* [SHORT PROBLEM] Omit any picture, and return the remaining data exactly as written.

* [DATA SECTION]
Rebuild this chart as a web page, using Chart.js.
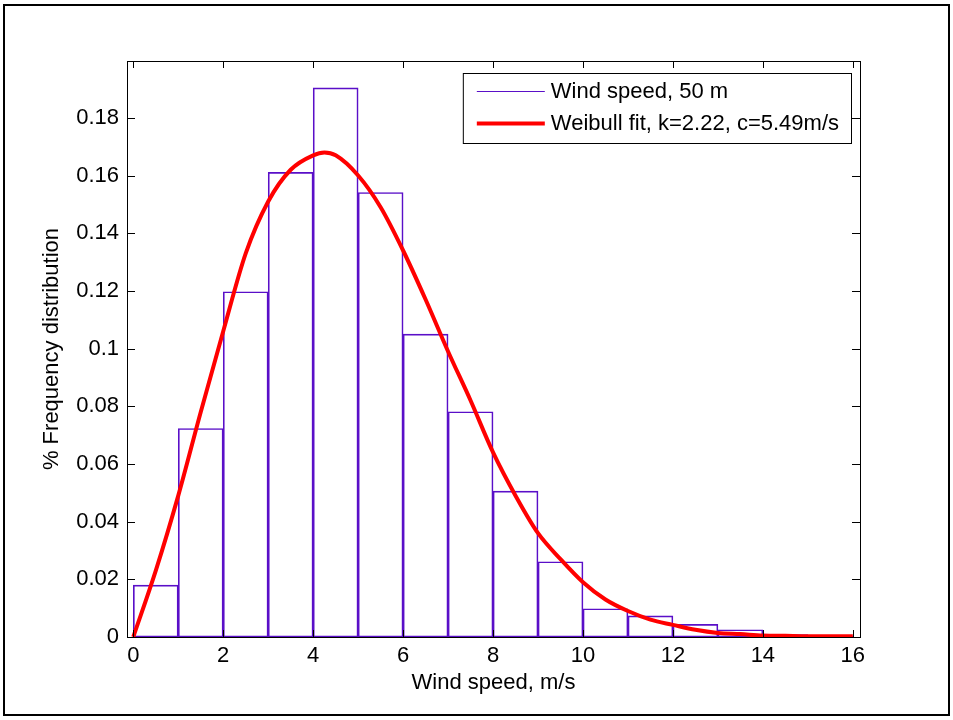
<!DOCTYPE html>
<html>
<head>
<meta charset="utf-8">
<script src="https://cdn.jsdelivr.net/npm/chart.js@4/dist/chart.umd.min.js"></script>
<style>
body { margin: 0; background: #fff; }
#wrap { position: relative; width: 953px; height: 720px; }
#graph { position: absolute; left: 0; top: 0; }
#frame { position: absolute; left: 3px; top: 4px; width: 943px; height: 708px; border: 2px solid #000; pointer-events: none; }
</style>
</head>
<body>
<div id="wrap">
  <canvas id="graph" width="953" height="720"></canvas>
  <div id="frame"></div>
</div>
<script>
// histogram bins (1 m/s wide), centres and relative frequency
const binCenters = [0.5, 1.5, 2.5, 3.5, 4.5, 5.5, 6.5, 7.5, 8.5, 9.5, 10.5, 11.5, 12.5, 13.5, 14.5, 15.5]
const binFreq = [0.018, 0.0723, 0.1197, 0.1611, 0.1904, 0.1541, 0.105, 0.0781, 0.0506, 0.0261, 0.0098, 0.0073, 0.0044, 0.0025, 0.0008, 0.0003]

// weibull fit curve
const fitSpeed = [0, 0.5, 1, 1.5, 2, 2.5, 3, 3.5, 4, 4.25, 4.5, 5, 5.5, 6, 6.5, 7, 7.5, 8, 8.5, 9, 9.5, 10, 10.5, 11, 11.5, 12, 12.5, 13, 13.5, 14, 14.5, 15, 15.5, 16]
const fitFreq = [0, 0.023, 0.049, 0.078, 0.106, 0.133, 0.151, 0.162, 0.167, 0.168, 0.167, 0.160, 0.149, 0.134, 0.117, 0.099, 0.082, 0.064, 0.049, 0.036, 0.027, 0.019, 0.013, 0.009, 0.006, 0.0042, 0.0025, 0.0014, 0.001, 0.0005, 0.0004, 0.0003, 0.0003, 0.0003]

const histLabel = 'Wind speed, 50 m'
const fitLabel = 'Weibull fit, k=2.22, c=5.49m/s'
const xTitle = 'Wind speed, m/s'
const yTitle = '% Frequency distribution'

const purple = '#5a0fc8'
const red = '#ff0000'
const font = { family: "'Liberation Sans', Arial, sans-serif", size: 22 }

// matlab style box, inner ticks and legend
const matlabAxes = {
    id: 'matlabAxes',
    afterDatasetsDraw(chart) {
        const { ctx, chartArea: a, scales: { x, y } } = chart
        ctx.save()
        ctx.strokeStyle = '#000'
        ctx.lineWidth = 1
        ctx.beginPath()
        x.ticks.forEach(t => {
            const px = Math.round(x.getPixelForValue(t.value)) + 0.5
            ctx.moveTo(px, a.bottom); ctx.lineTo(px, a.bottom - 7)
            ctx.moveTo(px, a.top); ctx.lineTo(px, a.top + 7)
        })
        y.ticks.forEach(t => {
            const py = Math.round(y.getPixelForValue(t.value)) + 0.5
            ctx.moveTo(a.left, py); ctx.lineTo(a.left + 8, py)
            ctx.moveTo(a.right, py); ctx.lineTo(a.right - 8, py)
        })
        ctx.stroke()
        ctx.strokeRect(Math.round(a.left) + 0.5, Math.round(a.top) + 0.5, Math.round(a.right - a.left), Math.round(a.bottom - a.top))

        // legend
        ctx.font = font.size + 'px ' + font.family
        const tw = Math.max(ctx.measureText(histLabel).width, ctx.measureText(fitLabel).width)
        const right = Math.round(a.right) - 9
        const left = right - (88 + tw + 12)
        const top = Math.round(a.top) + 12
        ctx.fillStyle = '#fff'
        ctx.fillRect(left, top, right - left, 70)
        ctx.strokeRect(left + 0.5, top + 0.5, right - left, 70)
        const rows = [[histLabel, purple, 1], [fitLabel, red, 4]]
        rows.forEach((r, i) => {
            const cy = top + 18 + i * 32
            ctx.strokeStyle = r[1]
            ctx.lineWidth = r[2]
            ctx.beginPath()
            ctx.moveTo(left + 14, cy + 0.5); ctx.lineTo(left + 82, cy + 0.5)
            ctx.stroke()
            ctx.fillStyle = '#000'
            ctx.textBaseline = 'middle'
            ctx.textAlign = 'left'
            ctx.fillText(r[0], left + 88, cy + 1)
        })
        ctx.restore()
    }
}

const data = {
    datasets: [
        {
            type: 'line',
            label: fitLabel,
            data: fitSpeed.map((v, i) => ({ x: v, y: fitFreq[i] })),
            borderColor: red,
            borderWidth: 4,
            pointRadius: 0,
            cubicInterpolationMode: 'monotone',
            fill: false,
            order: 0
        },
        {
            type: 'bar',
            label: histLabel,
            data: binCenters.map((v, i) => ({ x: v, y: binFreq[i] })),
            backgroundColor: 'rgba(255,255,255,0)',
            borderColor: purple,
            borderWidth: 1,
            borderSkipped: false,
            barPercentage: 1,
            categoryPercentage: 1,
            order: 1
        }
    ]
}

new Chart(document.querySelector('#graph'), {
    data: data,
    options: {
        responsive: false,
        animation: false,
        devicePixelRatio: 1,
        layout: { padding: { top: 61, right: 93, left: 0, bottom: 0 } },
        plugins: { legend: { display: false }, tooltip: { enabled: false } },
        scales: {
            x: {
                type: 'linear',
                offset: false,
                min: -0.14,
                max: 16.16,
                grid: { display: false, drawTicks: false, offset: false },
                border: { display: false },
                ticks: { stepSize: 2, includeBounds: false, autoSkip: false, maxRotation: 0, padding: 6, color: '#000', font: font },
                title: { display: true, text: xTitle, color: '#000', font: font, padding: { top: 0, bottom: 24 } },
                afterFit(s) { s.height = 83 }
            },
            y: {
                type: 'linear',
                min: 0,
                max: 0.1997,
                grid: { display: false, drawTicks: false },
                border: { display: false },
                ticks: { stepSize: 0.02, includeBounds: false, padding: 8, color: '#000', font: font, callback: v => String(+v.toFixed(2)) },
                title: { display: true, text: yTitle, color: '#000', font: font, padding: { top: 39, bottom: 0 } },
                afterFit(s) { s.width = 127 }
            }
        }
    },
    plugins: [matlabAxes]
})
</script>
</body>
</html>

* [SOLUTION TO THIS EXERCISE]
Rebuild this chart as a web page, using Chart.js.
<!DOCTYPE html>
<html>
<head>
<meta charset="utf-8">
<script src="https://cdn.jsdelivr.net/npm/chart.js@4/dist/chart.umd.min.js"></script>
<style>
body { margin: 0; background: #fff; }
#wrap { position: relative; width: 953px; height: 720px; }
#graph { position: absolute; left: 0; top: 0; }
#frame { position: absolute; left: 3px; top: 4px; width: 943px; height: 708px; border: 2px solid #000; pointer-events: none; }
</style>
</head>
<body>
<div id="wrap">
  <canvas id="graph" width="953" height="720"></canvas>
  <div id="frame"></div>
</div>
<script>
// histogram bins (1 m/s wide), centres and relative frequency
const binCenters = [0.5, 1.5, 2.5, 3.5, 4.5, 5.5, 6.5, 7.5, 8.5, 9.5, 10.5, 11.5, 12.5, 13.5, 14.5, 15.5]
const binFreq = [0.018, 0.0723, 0.1197, 0.1611, 0.1904, 0.1541, 0.105, 0.0781, 0.0506, 0.0261, 0.0098, 0.0073, 0.0044, 0.0025, 0.0008, 0.0003]

// weibull fit curve
const fitSpeed = [0, 0.5, 1, 1.5, 2, 2.5, 3, 3.5, 4, 4.25, 4.5, 5, 5.5, 6, 6.5, 7, 7.5, 8, 8.5, 9, 9.5, 10, 10.5, 11, 11.5, 12, 12.5, 13, 13.5, 14, 14.5, 15, 15.5, 16]
const fitFreq = [0, 0.023, 0.049, 0.078, 0.106, 0.133, 0.151, 0.162, 0.167, 0.168, 0.167, 0.160, 0.149, 0.134, 0.117, 0.099, 0.082, 0.064, 0.049, 0.036, 0.027, 0.019, 0.013, 0.009, 0.006, 0.0042, 0.0025, 0.0014, 0.001, 0.0005, 0.0004, 0.0003, 0.0003, 0.0003]

const histLabel = 'Wind speed, 50 m'
const fitLabel = 'Weibull fit, k=2.22, c=5.49m/s'
const xTitle = 'Wind speed, m/s'
const yTitle = '% Frequency distribution'

const purple = '#5a0fc8'
const red = '#ff0000'
const font = { family: "'Liberation Sans', Arial, sans-serif", size: 22 }

// matlab style box, inner ticks and legend
const matlabAxes = {
    id: 'matlabAxes',
    afterDatasetsDraw(chart) {
        const { ctx, chartArea: a, scales: { x, y } } = chart
        ctx.save()
        ctx.strokeStyle = '#000'
        ctx.lineWidth = 1
        ctx.beginPath()
        x.ticks.forEach(t => {
            const px = Math.round(x.getPixelForValue(t.value)) + 0.5
            ctx.moveTo(px, a.bottom); ctx.lineTo(px, a.bottom - 7)
            ctx.moveTo(px, a.top); ctx.lineTo(px, a.top + 7)
        })
        y.ticks.forEach(t => {
            const py = Math.round(y.getPixelForValue(t.value)) + 0.5
            ctx.moveTo(a.left, py); ctx.lineTo(a.left + 8, py)
            ctx.moveTo(a.right, py); ctx.lineTo(a.right - 8, py)
        })
        ctx.stroke()
        ctx.strokeRect(Math.round(a.left) + 0.5, Math.round(a.top) + 0.5, Math.round(a.right - a.left), Math.round(a.bottom - a.top))

        // legend
        ctx.font = font.size + 'px ' + font.family
        const tw = Math.max(ctx.measureText(histLabel).width, ctx.measureText(fitLabel).width)
        const right = Math.round(a.right) - 9
        const left = right - (88 + tw + 12)
        const top = Math.round(a.top) + 12
        ctx.fillStyle = '#fff'
        ctx.fillRect(left, top, right - left, 70)
        ctx.strokeRect(left + 0.5, top + 0.5, right - left, 70)
        const rows = [[histLabel, purple, 1], [fitLabel, red, 4]]
        rows.forEach((r, i) => {
            const cy = top + 18 + i * 32
            ctx.strokeStyle = r[1]
            ctx.lineWidth = r[2]
            ctx.beginPath()
            ctx.moveTo(left + 14, cy + 0.5); ctx.lineTo(left + 82, cy + 0.5)
            ctx.stroke()
            ctx.fillStyle = '#000'
            ctx.textBaseline = 'middle'
            ctx.textAlign = 'left'
            ctx.fillText(r[0], left + 88, cy + 1)
        })
        ctx.restore()
    }
}

const data = {
    datasets: [
        {
            type: 'line',
            label: fitLabel,
            data: fitSpeed.map((v, i) => ({ x: v, y: fitFreq[i] })),
            borderColor: red,
            borderWidth: 4,
            pointRadius: 0,
            cubicInterpolationMode: 'monotone',
            fill: false,
            order: 0
        },
        {
            type: 'bar',
            label: histLabel,
            data: binCenters.map((v, i) => ({ x: v, y: binFreq[i] })),
            backgroundColor: 'rgba(255,255,255,0)',
            borderColor: purple,
            borderWidth: 1,
            borderSkipped: false,
            barPercentage: 1,
            categoryPercentage: 1,
            order: 1
        }
    ]
}

new Chart(document.querySelector('#graph'), {
    data: data,
    options: {
        responsive: false,
        animation: false,
        devicePixelRatio: 1,
        layout: { padding: { top: 61, right: 93, left: 0, bottom: 0 } },
        plugins: { legend: { display: false }, tooltip: { enabled: false } },
        scales: {
            x: {
                type: 'linear',
                offset: false,
                min: -0.14,
                max: 16.16,
                grid: { display: false, drawTicks: false, offset: false },
                border: { display: false },
                ticks: { stepSize: 2, includeBounds: false, autoSkip: false, maxRotation: 0, padding: 6, color: '#000', font: font },
                title: { display: true, text: xTitle, color: '#000', font: font, padding: { top: 0, bottom: 24 } },
                afterFit(s) { s.height = 83 }
            },
            y: {
                type: 'linear',
                min: 0,
                max: 0.1997,
                grid: { display: false, drawTicks: false },
                border: { display: false },
                ticks: { stepSize: 0.02, includeBounds: false, padding: 8, color: '#000', font: font, callback: v => String(+v.toFixed(2)) },
                title: { display: true, text: yTitle, color: '#000', font: font, padding: { top: 39, bottom: 0 } },
                afterFit(s) { s.width = 127 }
            }
        }
    },
    plugins: [matlabAxes]
})
</script>
</body>
</html>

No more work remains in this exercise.